■ EXERCISE DESCRIPTION ■
Pull each line containing "this" out of the data and copy it.

====

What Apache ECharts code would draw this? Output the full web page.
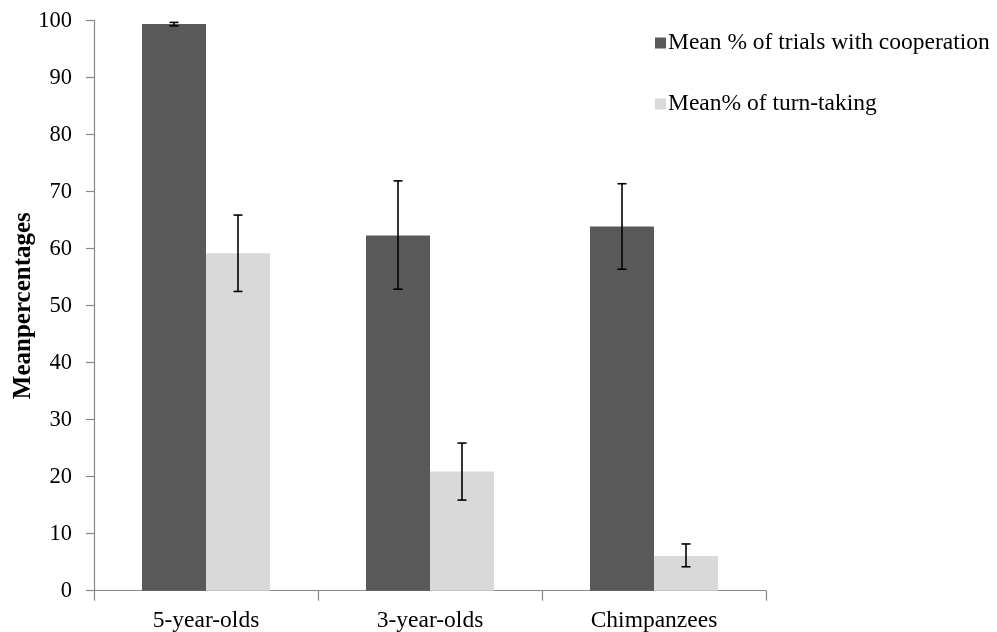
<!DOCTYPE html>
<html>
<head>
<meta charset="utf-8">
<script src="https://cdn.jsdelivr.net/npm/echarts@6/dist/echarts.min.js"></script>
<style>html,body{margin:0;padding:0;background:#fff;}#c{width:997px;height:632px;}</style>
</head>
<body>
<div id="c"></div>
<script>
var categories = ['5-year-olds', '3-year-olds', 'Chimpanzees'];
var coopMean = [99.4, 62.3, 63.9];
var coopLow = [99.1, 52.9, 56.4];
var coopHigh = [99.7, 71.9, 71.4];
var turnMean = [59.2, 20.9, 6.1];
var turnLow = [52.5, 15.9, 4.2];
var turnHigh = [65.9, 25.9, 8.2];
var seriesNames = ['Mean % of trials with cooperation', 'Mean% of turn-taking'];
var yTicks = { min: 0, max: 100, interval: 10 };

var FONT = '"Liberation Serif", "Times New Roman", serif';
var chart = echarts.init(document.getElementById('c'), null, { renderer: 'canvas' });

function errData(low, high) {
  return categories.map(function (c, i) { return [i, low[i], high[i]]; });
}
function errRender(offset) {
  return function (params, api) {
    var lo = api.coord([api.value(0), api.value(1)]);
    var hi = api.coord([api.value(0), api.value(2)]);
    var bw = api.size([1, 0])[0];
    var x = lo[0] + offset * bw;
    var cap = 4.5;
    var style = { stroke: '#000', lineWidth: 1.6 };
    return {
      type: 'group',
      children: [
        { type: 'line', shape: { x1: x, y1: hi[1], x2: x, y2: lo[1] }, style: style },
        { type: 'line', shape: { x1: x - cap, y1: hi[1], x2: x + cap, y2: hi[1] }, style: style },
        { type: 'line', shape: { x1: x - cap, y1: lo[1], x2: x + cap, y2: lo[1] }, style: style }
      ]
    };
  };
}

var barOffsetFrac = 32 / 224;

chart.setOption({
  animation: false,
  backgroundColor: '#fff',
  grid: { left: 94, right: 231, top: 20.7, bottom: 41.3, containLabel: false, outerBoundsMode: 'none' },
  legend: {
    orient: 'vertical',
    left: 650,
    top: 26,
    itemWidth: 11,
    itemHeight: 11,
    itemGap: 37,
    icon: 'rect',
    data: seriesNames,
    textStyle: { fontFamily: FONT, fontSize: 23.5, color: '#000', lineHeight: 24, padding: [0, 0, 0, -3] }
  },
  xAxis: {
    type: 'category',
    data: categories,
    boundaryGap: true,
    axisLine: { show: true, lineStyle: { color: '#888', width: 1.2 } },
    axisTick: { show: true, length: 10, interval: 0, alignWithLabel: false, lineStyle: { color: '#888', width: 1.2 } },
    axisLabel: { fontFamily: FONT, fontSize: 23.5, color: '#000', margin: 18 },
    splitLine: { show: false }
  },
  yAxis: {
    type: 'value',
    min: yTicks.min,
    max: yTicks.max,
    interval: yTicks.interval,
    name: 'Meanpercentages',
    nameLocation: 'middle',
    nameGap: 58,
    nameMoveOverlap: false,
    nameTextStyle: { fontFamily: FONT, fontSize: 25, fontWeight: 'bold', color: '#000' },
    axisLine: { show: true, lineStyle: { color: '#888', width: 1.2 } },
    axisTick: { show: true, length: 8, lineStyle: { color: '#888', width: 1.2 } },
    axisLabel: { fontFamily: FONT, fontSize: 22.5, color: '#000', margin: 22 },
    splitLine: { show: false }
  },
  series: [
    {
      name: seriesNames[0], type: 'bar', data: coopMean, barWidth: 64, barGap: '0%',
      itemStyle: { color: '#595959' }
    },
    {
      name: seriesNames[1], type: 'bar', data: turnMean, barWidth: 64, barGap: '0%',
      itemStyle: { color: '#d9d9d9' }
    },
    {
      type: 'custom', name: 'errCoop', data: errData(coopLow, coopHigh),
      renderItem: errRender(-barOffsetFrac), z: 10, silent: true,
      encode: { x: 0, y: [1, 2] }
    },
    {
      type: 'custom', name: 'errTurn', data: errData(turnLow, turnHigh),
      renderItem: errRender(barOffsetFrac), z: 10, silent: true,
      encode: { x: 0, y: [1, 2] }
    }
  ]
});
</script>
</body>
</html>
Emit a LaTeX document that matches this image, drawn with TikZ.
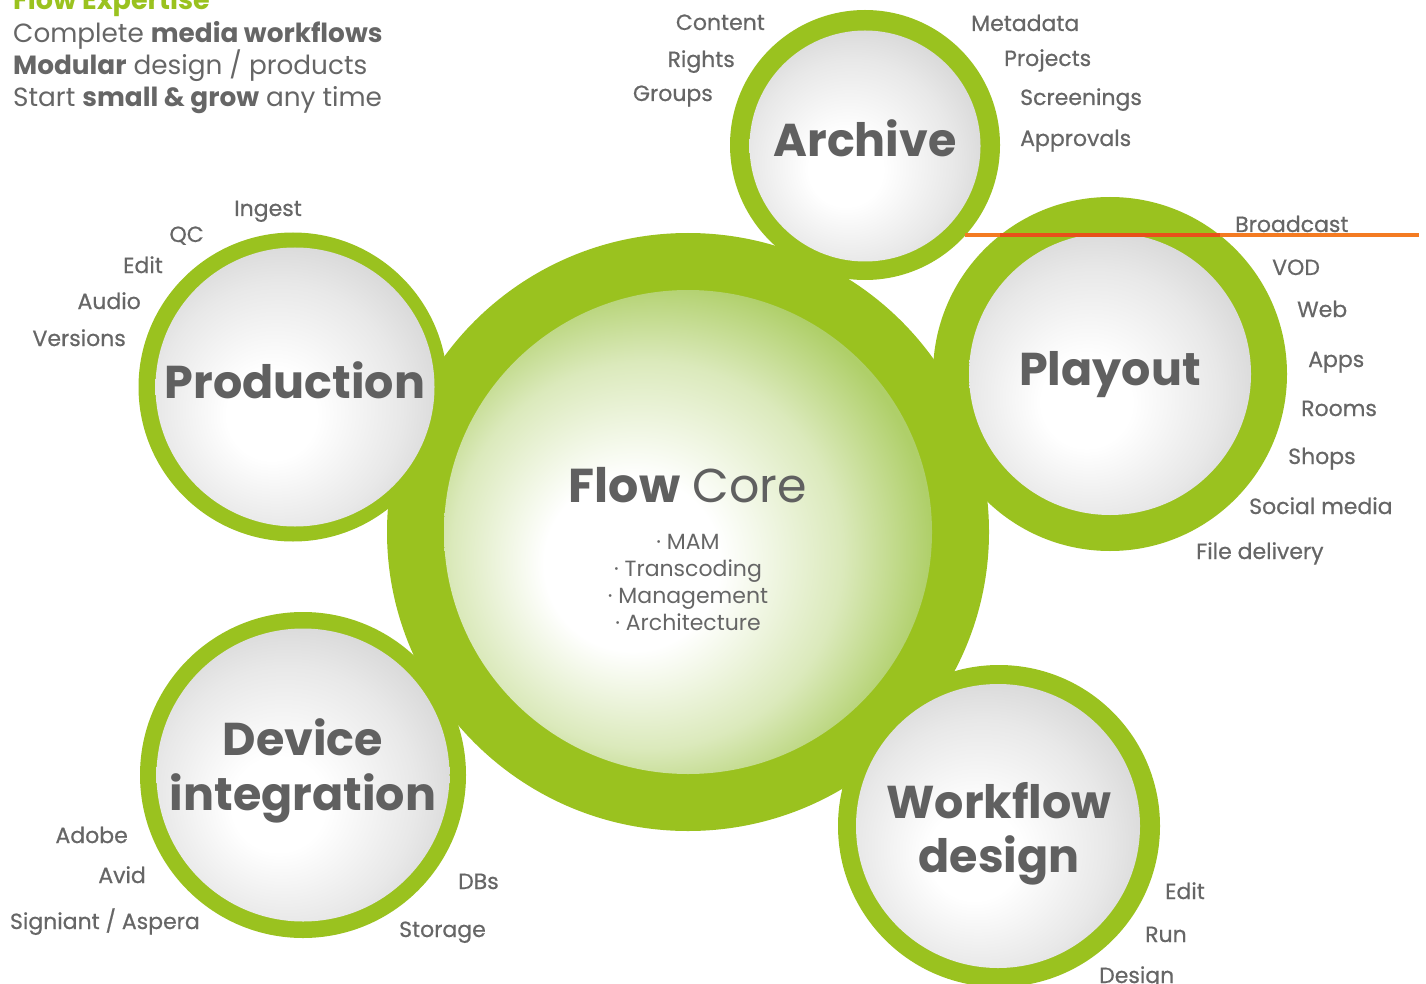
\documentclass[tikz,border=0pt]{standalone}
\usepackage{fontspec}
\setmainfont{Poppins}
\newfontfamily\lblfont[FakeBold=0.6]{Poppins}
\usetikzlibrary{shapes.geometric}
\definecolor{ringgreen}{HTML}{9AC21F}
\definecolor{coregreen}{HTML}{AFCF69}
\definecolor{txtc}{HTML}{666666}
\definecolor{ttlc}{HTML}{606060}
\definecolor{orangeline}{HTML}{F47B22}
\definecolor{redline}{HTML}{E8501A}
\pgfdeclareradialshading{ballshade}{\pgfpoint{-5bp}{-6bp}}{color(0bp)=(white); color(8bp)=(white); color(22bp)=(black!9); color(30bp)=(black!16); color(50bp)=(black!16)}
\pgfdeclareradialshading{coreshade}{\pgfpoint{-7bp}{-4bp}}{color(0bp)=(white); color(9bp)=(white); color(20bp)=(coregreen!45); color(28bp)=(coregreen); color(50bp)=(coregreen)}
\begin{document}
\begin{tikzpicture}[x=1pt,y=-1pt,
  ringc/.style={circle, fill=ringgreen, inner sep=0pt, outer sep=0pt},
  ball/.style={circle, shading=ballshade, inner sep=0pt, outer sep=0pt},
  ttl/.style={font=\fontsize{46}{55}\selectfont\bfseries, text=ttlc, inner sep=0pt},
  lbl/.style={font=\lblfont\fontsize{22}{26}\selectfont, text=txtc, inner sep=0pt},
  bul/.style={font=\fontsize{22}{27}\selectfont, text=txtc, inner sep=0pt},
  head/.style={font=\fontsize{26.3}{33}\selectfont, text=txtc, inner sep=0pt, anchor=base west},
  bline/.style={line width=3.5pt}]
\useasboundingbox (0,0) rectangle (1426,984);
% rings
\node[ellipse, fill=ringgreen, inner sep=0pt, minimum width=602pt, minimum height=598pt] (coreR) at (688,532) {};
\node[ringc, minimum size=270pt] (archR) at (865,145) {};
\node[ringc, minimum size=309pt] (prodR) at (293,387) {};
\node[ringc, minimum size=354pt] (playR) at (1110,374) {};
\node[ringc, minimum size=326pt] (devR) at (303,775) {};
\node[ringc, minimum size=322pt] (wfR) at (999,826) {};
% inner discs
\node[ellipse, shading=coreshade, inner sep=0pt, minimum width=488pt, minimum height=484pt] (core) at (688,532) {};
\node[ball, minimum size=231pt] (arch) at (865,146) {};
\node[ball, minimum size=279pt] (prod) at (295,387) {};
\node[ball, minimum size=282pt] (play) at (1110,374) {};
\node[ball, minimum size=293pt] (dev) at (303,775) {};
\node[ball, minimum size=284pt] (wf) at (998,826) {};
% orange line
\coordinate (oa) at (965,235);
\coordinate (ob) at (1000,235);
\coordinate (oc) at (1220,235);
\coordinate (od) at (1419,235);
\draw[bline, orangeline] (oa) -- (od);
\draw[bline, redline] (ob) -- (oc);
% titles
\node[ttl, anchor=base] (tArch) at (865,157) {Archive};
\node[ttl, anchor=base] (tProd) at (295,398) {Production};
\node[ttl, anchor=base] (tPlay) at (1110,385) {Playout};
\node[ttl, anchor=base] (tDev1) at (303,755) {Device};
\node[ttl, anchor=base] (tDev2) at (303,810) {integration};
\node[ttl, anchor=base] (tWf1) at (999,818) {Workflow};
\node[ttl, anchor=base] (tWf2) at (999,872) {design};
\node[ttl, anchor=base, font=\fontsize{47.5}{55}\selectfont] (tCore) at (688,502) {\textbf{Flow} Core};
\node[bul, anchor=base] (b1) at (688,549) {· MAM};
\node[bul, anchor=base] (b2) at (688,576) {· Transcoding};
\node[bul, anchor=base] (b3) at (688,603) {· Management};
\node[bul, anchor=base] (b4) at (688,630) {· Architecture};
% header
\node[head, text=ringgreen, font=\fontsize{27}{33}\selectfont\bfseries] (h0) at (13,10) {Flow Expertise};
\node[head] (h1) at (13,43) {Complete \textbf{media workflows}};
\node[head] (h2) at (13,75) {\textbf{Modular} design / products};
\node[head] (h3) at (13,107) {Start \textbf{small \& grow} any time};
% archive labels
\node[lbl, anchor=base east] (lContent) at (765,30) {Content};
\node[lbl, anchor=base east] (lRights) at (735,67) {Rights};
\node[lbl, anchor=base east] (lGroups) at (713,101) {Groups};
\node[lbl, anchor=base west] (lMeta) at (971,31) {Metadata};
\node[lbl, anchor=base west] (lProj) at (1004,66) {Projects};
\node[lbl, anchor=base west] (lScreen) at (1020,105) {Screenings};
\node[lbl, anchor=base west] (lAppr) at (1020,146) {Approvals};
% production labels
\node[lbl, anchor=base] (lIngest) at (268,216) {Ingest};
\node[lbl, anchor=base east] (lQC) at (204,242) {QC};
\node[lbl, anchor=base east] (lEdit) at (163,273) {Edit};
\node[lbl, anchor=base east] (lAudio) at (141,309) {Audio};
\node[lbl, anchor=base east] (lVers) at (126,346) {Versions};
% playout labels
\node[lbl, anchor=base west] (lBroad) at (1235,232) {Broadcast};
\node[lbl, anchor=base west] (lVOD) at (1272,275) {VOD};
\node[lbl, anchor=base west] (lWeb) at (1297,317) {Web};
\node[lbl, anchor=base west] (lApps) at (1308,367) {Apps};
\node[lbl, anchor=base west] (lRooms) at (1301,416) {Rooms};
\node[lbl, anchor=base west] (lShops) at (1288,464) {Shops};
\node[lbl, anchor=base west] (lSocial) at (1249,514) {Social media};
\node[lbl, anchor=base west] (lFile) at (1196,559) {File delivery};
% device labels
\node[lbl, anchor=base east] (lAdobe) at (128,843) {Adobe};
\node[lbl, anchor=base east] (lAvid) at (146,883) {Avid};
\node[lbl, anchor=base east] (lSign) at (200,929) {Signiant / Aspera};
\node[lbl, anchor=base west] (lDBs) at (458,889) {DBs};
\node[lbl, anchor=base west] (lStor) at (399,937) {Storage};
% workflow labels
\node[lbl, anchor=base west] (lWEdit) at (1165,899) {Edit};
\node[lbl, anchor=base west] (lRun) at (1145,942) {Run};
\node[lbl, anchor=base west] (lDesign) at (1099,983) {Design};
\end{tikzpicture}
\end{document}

====

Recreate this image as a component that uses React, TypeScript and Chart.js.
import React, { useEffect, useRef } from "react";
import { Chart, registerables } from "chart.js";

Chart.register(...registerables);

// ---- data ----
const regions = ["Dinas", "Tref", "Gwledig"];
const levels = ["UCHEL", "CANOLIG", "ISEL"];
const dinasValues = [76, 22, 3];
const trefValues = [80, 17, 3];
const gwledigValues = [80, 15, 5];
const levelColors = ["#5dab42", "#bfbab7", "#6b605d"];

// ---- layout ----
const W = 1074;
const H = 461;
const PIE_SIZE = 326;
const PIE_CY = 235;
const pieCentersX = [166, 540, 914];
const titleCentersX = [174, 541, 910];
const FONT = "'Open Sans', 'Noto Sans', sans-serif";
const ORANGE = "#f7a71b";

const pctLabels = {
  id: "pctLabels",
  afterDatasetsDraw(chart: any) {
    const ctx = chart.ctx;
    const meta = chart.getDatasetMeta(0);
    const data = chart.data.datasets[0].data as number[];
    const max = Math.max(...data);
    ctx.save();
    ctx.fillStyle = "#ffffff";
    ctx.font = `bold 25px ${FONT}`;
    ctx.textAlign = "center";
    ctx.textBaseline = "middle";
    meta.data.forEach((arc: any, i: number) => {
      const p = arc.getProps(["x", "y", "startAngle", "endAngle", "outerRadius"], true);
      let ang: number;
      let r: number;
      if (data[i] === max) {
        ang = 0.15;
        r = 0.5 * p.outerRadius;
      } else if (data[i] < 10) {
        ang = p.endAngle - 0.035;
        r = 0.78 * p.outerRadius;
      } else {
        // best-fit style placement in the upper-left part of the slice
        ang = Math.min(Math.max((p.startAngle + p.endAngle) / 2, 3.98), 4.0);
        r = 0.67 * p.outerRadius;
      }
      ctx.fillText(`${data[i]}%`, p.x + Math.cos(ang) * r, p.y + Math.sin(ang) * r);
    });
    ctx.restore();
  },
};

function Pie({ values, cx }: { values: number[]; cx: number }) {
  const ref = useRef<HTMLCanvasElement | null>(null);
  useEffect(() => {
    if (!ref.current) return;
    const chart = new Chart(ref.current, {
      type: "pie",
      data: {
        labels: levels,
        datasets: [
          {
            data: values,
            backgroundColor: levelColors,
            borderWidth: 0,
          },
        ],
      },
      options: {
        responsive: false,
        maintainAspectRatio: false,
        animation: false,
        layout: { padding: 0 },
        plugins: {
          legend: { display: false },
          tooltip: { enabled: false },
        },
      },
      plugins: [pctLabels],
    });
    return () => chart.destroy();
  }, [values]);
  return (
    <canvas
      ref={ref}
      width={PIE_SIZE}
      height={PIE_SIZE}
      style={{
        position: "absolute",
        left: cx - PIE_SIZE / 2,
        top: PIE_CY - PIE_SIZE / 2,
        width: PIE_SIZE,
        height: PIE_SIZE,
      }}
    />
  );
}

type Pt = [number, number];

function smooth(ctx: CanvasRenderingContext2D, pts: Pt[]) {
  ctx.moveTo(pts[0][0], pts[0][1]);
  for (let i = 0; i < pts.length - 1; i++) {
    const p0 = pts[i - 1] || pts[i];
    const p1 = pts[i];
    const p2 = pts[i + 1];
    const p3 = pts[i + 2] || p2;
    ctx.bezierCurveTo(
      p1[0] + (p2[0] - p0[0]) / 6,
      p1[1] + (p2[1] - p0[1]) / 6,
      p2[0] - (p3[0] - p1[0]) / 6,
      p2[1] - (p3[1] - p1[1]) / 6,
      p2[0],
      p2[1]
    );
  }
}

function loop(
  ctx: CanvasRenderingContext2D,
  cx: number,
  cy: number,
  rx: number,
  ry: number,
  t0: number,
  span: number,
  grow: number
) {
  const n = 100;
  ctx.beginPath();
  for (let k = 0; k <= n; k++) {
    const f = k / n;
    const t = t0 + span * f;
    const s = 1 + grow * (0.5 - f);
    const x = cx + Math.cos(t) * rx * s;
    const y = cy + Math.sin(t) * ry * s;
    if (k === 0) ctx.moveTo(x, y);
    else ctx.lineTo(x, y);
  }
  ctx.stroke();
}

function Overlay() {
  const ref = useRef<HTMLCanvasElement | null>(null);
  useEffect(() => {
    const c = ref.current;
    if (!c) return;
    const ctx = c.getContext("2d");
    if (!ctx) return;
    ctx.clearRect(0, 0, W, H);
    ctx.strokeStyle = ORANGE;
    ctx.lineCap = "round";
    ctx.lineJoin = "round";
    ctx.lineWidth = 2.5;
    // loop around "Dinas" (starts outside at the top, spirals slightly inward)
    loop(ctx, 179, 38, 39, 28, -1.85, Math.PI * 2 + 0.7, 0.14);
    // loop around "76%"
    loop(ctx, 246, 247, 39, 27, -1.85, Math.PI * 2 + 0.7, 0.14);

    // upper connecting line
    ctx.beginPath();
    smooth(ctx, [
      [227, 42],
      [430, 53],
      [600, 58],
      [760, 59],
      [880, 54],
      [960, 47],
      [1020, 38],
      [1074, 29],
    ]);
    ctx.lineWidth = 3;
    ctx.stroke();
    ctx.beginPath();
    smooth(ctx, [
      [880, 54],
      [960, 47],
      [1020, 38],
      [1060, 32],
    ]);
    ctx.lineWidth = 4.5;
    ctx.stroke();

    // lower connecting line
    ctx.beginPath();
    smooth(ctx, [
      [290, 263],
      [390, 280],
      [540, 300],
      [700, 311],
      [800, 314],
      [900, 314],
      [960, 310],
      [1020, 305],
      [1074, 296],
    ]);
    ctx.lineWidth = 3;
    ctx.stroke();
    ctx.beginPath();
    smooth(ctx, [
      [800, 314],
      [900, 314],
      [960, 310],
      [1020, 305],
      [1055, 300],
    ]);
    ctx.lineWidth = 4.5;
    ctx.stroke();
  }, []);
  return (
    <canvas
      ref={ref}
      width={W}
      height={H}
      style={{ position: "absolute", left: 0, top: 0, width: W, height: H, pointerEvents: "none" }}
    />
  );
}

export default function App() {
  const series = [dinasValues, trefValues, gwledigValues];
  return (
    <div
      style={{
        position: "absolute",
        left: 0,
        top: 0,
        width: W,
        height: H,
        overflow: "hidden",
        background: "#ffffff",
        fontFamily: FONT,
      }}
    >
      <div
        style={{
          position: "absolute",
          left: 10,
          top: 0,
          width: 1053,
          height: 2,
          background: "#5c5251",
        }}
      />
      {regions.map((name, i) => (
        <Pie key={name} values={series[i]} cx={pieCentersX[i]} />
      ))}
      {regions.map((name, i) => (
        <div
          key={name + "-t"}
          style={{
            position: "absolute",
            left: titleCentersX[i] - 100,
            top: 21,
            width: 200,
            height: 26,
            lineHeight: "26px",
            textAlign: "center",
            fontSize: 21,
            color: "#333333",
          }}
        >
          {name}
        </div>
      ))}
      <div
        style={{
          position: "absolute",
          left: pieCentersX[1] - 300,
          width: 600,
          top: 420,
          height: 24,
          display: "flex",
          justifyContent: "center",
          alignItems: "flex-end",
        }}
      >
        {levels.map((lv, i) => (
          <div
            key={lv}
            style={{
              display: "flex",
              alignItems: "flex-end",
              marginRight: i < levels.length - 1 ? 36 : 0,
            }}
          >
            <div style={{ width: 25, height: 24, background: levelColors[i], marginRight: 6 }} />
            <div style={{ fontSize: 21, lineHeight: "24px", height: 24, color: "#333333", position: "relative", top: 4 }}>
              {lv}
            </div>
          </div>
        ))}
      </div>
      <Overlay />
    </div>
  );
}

====

■ ANSWER ■
What Apache ECharts code would draw this? Output the full web page.
Emit a LaTeX document that matches this image, drawn with TikZ.
Recreate this image as a component that uses React, TypeScript and Chart.js.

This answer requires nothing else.